I got there and back home again and now I'm seriously brain-fogged with fatigue, but not so much that I can't pop in here to say how great the show was.
I rarely go to the theatre. I sort of had a notion that a play is something where you get loads of people talking to one another and a plot and some sort of grand finale or something.
By contrast, this play was for me the dramatic/spoken version of a ballad. I love balladic music. Think of ballads, whether folk music or pop music, where a story is told by the singer. To me, the music in the song is the 'emotion', and the singer is 'telling the story of something that happened'.
The actor was the spoken version of that but with music.
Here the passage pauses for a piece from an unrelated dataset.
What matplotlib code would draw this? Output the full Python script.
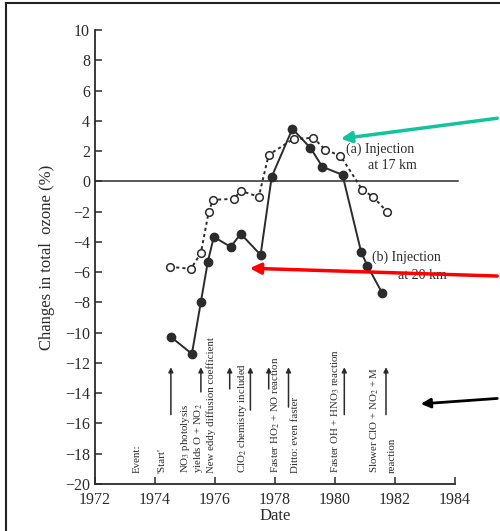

Wow, I never realised there was drama that I'd feel like that about.
When the play started, I struggled to hear because one of my hearing aids is broken, and the other badly needs adjusting, then I suddenly realised the words were projected onto the wall above the actor. Wow!!! Well, of course, I should expect a 'disability' play to be disability-friendly, but this was above and beyond.
At the end, the audience was asked for feedback and a lovely fellow audience member repeated the questions for me.
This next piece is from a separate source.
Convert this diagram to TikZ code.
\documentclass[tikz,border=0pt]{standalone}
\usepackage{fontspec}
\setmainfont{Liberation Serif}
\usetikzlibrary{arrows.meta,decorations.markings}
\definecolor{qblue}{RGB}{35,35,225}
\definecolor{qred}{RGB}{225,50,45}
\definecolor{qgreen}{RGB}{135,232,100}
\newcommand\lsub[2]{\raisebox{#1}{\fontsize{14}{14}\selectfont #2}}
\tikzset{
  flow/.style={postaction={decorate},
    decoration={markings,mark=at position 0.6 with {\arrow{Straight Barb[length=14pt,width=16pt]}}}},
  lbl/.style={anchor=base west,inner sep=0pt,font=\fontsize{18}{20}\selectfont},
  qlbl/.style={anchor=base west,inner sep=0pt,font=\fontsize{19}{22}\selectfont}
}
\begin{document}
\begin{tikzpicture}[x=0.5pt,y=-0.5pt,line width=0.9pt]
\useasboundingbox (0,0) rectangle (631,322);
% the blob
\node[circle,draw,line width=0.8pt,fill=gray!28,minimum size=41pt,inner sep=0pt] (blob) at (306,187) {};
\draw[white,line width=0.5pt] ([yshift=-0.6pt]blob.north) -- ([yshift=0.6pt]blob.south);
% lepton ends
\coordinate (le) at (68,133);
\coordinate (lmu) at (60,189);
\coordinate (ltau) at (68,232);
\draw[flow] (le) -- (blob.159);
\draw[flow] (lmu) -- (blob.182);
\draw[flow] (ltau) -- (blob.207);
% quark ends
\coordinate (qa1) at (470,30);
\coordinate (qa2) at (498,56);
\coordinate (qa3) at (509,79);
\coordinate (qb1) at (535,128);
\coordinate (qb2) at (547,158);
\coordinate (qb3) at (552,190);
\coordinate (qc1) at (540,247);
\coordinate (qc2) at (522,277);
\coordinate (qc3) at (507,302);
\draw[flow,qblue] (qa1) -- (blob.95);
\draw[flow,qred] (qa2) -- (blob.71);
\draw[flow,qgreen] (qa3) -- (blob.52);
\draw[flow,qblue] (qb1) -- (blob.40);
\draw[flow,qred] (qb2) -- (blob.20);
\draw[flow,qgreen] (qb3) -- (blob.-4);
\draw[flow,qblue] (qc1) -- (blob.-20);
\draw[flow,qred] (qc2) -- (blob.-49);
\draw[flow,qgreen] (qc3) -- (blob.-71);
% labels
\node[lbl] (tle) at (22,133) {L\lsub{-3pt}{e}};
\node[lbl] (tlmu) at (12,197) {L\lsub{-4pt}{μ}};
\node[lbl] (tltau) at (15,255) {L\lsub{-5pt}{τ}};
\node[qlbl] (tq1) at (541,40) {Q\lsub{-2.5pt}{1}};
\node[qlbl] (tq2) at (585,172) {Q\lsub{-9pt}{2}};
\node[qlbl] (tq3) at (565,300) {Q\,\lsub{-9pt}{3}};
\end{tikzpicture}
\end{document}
The only negative was that the audience wasn't very big. A fantastic play, very obviously enjoyed by people there. I chatted with another audience member, who seemed to be not much into the music, but gave me to understand that he really enjoyed it. Two of us enjoying it in different ways.
I cried quite a bit, both tears of joy at the discovery of the subtitles (surtitles?) and at some of the things the actor said.
So I don't know what a drama critic would say, but this particular audience member considered it well worth the visit.